Caption: DRAM ETF Holdings Valuation and Earnings Growth Overview
Conclusion: Why Roundhill Isn't Worried
Being skeptical of surging stock prices is reasonable; fundamentals always matter in the long run. But in this case, fundamentals are precisely the reason for the rise in memory stocks.
The old cycles were characterized by: demand explosions without an upper bound, manufacturers over-expanding, and an inevitable price collapse. Today's situation is structurally different: manufacturing barriers limit new entrants; industry leaders themselves say supply shortages will persist until 2030; and the earnings cycle has just begun to reflect the scale of AI infrastructure buildout.
Roundhill believes the market is currently pricing not a bubble, but an industry that has struggled through booms and busts for decades entering a new era.

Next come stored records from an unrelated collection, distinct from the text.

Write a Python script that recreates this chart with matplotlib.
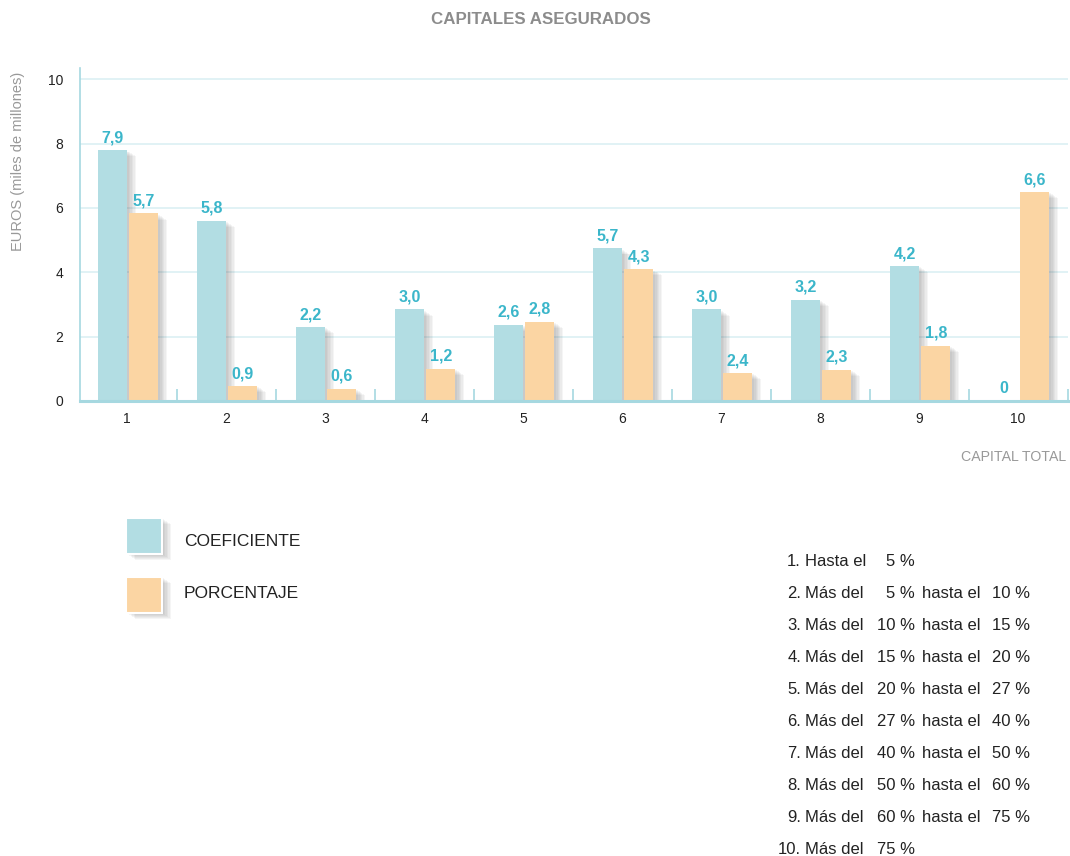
import numpy as np
import matplotlib.pyplot as plt
import matplotlib.patheffects as pe
from matplotlib.patches import Rectangle

# --- data ---
groups = [1, 2, 3, 4, 5, 6, 7, 8, 9, 10]
coef_heights = [7.8, 5.6, 2.3, 2.85, 2.37, 4.75, 2.85, 3.15, 4.2, 0.0]
porc_heights = [5.83, 0.47, 0.38, 1.0, 2.46, 4.1, 0.87, 0.97, 1.72, 6.5]
coef_labels = ["7,9", "5,8", "2,2", "3,0", "2,6", "5,7", "3,0", "3,2", "4,2", "0"]
porc_labels = ["5,7", "0,9", "0,6", "1,2", "2,8", "4,3", "2,4", "2,3", "1,8", "6,6"]
series_names = ["COEFICIENTE", "PORCENTAJE"]
tramos_num = ["1.", "2.", "3.", "4.", "5.", "6.", "7.", "8.", "9.", "10."]
tramos_txt = ["Hasta el", "Más del", "Más del", "Más del", "Más del",
              "Más del", "Más del", "Más del", "Más del", "Más del"]
tramos_from = ["5 %", "5 %", "10 %", "15 %", "20 %", "27 %", "40 %", "50 %", "60 %", "75 %"]
tramos_to = ["", "10 %", "15 %", "20 %", "27 %", "40 %", "50 %", "60 %", "75 %", ""]

C_COEF = "#b2dde3"
C_PORC = "#fbd5a3"
C_LABEL = "#3bb6ca"
C_AXIS = "#a6d8e0"
C_GRID = "#dcf0f3"
C_GRAY = "#999999"
C_TEXT = "#222222"

plt.rcParams['font.family'] = ['Liberation Sans', 'DejaVu Sans']

W, H = 1070, 856
fig = plt.figure(figsize=(W / 100, H / 100), dpi=100)
ax = fig.add_axes([80 / W, 1 - 401 / H, 988 / W, 333 / H])


def shadow():
    fx = [pe.SimplePatchShadow(offset=(d, -d * 0.7), shadow_rgbFace="#555555", alpha=0.06)
          for d in (1.5, 2.5, 3.5, 4.5, 5.5, 6.5)]
    return fx + [pe.Normal()]


def ftext(x, y, s, **kw):
    fig.text(x / W, 1 - y / H, s, **kw)


x = np.array(groups)
bw = 0.29
b1 = ax.bar(x - 0.145, coef_heights, bw, color=C_COEF, zorder=3)
b2 = ax.bar(x + 0.17, porc_heights, bw, color=C_PORC, zorder=3)
for b in list(b1) + list(b2):
    b.set_path_effects(shadow())

for xs, hs, labs in ((x - 0.145, coef_heights, coef_labels), (x + 0.17, porc_heights, porc_labels)):
    for xi, h, lab in zip(xs, hs, labs):
        ax.annotate(lab, (xi, h), xytext=(0, 3.5), textcoords="offset points",
                    ha="center", va="bottom", color=C_LABEL, fontsize=11.5,
                    fontweight="bold", zorder=4)

ax.set_xlim(0.525, 10.505)
ax.set_ylim(0, 10.35)
ax.set_yticks([0, 2, 4, 6, 8, 10])
ax.set_xticks(groups)
ax.set_xticks(np.arange(1.5, 10.6, 1), minor=True)
ax.tick_params(axis="y", length=0, pad=12, labelsize=10, labelcolor=C_TEXT)
ax.tick_params(axis="x", which="major", length=0, pad=8, labelsize=10, labelcolor=C_TEXT)
ax.tick_params(axis="x", which="minor", direction="in", length=9, width=1.2, color=C_AXIS)
ax.grid(axis="y", color=C_GRID, linewidth=1.2, zorder=0)
ax.set_axisbelow(True)
for s in ("top", "right"):
    ax.spines[s].set_visible(False)
ax.spines["left"].set_color(C_AXIS)
ax.spines["left"].set_linewidth(1.2)
ax.spines["bottom"].set_color(C_AXIS)
ax.spines["bottom"].set_linewidth(2.2)
ax.spines["bottom"].set_zorder(5)

ftext(18, 161, "EUROS (miles de millones)", rotation=90, ha="center", va="center",
      color=C_GRAY, fontsize=10.5)
ftext(541, 20, "CAPITALES ASEGURADOS", ha="center", va="center", color="#8c8c8c",
      fontsize=12.2, fontweight="bold")
ftext(1066, 457, "CAPITAL TOTAL", ha="right", va="center", color=C_GRAY, fontsize=10.2)

# legend boxes
box_tops = [518, 577]
text_ys = [542, 594]
for name, col, y0, ty in zip(series_names, [C_COEF, C_PORC], box_tops, text_ys):
    r = Rectangle((126 / W, 1 - (y0 + 36) / H), 36 / W, 36 / H, transform=fig.transFigure,
                  facecolor=col, edgecolor="white", linewidth=1.5)
    r.set_path_effects(shadow())
    fig.add_artist(r)
    ftext(184, ty, name, ha="left", va="center", color=C_TEXT, fontsize=12.5)

# ranges list
for i in range(len(tramos_num)):
    y = 561 + i * 32
    kw = dict(va="center", color=C_TEXT, fontsize=12)
    ftext(801, y, tramos_num[i], ha="right", **kw)
    ftext(805, y, tramos_txt[i], ha="left", **kw)
    ftext(915, y, tramos_from[i], ha="right", **kw)
    if tramos_to[i]:
        ftext(922, y, "hasta el", ha="left", **kw)
        ftext(1030, y, tramos_to[i], ha="right", **kw)

fig.savefig("out.png", dpi=100)
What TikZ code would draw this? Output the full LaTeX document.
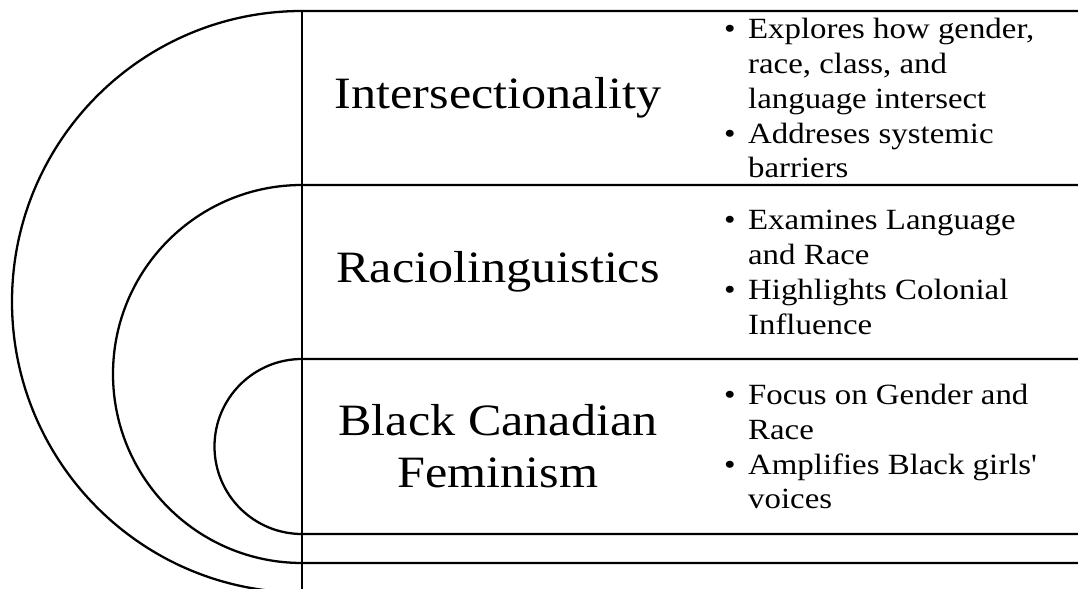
\documentclass[tikz,border=0pt]{standalone}
\usepackage{fontspec}
\setmainfont[FakeStretch=1.12]{Liberation Serif}
\usetikzlibrary{positioning}

\newcommand{\pbul}{\makebox[0.48cm][l]{\textbullet}}
\newcommand{\pind}{\hspace*{0.48cm}}

\begin{document}
\begin{tikzpicture}[line width=1.3pt, every node/.style={inner sep=0pt},
  title/.style={font=\fontsize{25.5}{29.6}\selectfont, align=center},
  points/.style={font=\fontsize{16.7}{19.9}\selectfont, align=left, anchor=west}]
  \useasboundingbox (0,0) rectangle (21.56,11.78);
  % nested half rings and bands
  \draw (21.56,11.56) -- (6.04,11.56) arc[start angle=90, end angle=270, x radius=5.8, y radius=5.815];
  \draw (21.56,8.08) -- (6.04,8.08) arc[start angle=90, end angle=270, radius=3.78] -- (21.56,0.52);
  \draw (21.56,4.60) -- (6.04,4.60) arc[start angle=90, end angle=270, radius=1.75] -- (21.56,1.10);
  \draw (6.04,11.56) -- (6.04,0);

  \node[title] (inter) at (9.96,9.82) {Intersectionality};
  \node[title] (racio) at (9.96,6.34) {Raciolinguistics};
  \node[title] (bcf) at (9.96,2.85) {Black Canadian\\Feminism};

  \node[points] (interpts) at (14.46,9.82) {\pbul Explores how gender,\\ \pind race, class, and\\ \pind language intersect\\ \pbul Addreses systemic\\ \pind barriers};
  \node[points] (raciopts) at (14.46,6.34) {\pbul Examines Language\\ \pind and Race\\ \pbul Highlights Colonial\\ \pind Influence};
  \node[points] (bcfpts) at (14.46,2.85) {\pbul Focus on Gender and\\ \pind Race\\ \pbul Amplifies Black girls\textquotesingle\\ \pind voices};
\end{tikzpicture}
\end{document}
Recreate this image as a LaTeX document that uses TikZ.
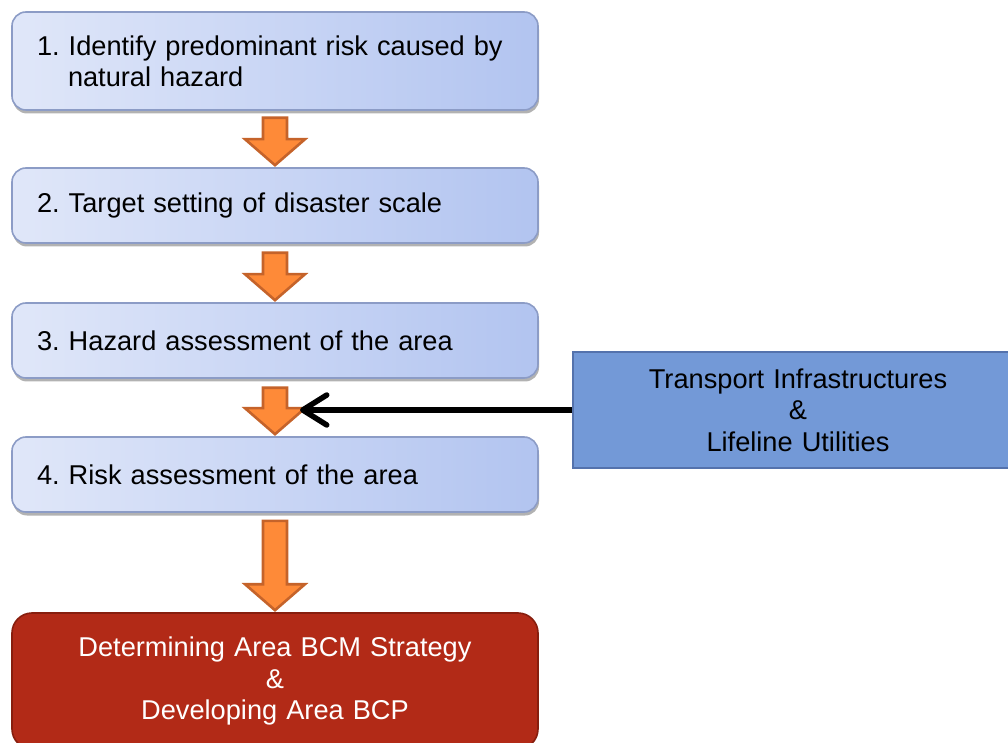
\documentclass[tikz,border=0pt]{standalone}
\usepackage{fontspec}
\setmainfont{Liberation Sans}
\usetikzlibrary{calc,arrows.meta,shadows}
\definecolor{stepL}{RGB}{224,231,249}
\definecolor{stepR}{RGB}{178,196,240}
\definecolor{stepBorder}{RGB}{140,156,198}
\definecolor{redFill}{RGB}{178,42,23}
\definecolor{redBorder}{RGB}{135,30,14}
\definecolor{blueFill}{RGB}{115,153,215}
\definecolor{blueBorder}{RGB}{84,114,172}
\definecolor{orFill}{RGB}{254,138,56}
\definecolor{orBorder}{RGB}{197,99,42}
\tikzset{
  stepbox/.style={rectangle, rounded corners=14pt, draw=stepBorder, line width=1.6pt,
    left color=stepL, right color=stepR, text width=476pt, inner xsep=25pt, inner ysep=0pt,
    align=left, anchor=center, font=\fontsize{27.2}{31}\selectfont,
    drop shadow={shadow xshift=1pt, shadow yshift=-3.5pt, fill=black, opacity=0.3}},
  goalbox/.style={rectangle, rounded corners=20pt, draw=redBorder, line width=1.6pt,
    fill=redFill, text=white, text width=500pt, inner xsep=13pt, align=center,
    font=\fontsize{27.2}{31.5}\selectfont},
  inbox/.style={rectangle, draw=blueBorder, line width=1.6pt, fill=blueFill,
    text=black, text width=420pt, inner xsep=15pt, align=center,
    font=\fontsize{27.2}{31.5}\selectfont},
  blockarrow/.style={draw=orBorder, fill=orFill, line width=2.6pt, line join=miter},
  feed/.style={line width=5.5pt, -{Straight Barb[length=24pt,width=30pt,line cap=round,line join=round]}}
}
\newcommand\flowarrow[3]{%
  \draw[blockarrow]
    ($(#1.south)+(-12,-#3)$) -- ($(#1.south)+(12,-#3)$) --
    ($(#2.north)+(12,28)$) -- ($(#2.north)+(30,28)$) -- ($(#2.north)+(0,2)$) --
    ($(#2.north)+(-30,28)$) -- ($(#2.north)+(-12,28)$) -- cycle;}
\begin{document}
\begin{tikzpicture}[x=1pt,y=1pt]
\useasboundingbox (0,0) rectangle (1008,742);
\clip (0,0) rectangle (1008,742);
\node[stepbox, minimum height=98pt] (b1) at (275,681)
  {\mbox{1.~Identify predominant risk caused by}\\\hspace*{31pt}natural hazard};
\node[stepbox, minimum height=75pt] (b2) at (275,536.5) {2.~Target setting of disaster scale};
\node[stepbox, minimum height=75pt] (b3) at (275,401.5) {3.~Hazard assessment of the area};
\node[stepbox, minimum height=75pt] (b4) at (275,267.5) {4.~Risk assessment of the area};
\node[goalbox, minimum height=136pt] (b5) at (275,61) {Determining Area BCM Strategy\\\&\\Developing Area BCP};
\node[inbox, minimum height=116pt] (tr) at (798,332) {Transport Infrastructures\\\&\\Lifeline Utilities};
\flowarrow{b1}{b2}{7}
\flowarrow{b2}{b3}{9}
\flowarrow{b3}{b4}{9}
\flowarrow{b4}{b5}{8}
\coordinate (hit) at (300,332);
\draw[feed] (tr.west) -- (hit);
\end{tikzpicture}
\end{document}
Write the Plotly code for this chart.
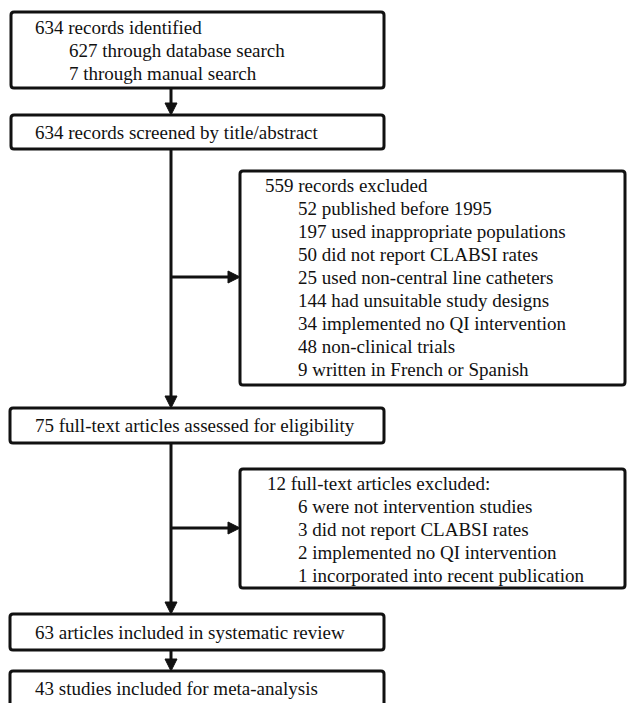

⚠️ Editor's Note: The authors of this article, Dave Mazza and Thomas DiFazio, are both members of Roundhill Investments, the issuer and manager of the DRAM ETF (Roundhill Memory ETF). The article's position is naturally bullish. Readers should form their judgment by considering third-party views such as those from Morningstar. The ETF risk disclosures and legal disclaimers from the end of the original article have been omitted. Please refer to the original link for complete information.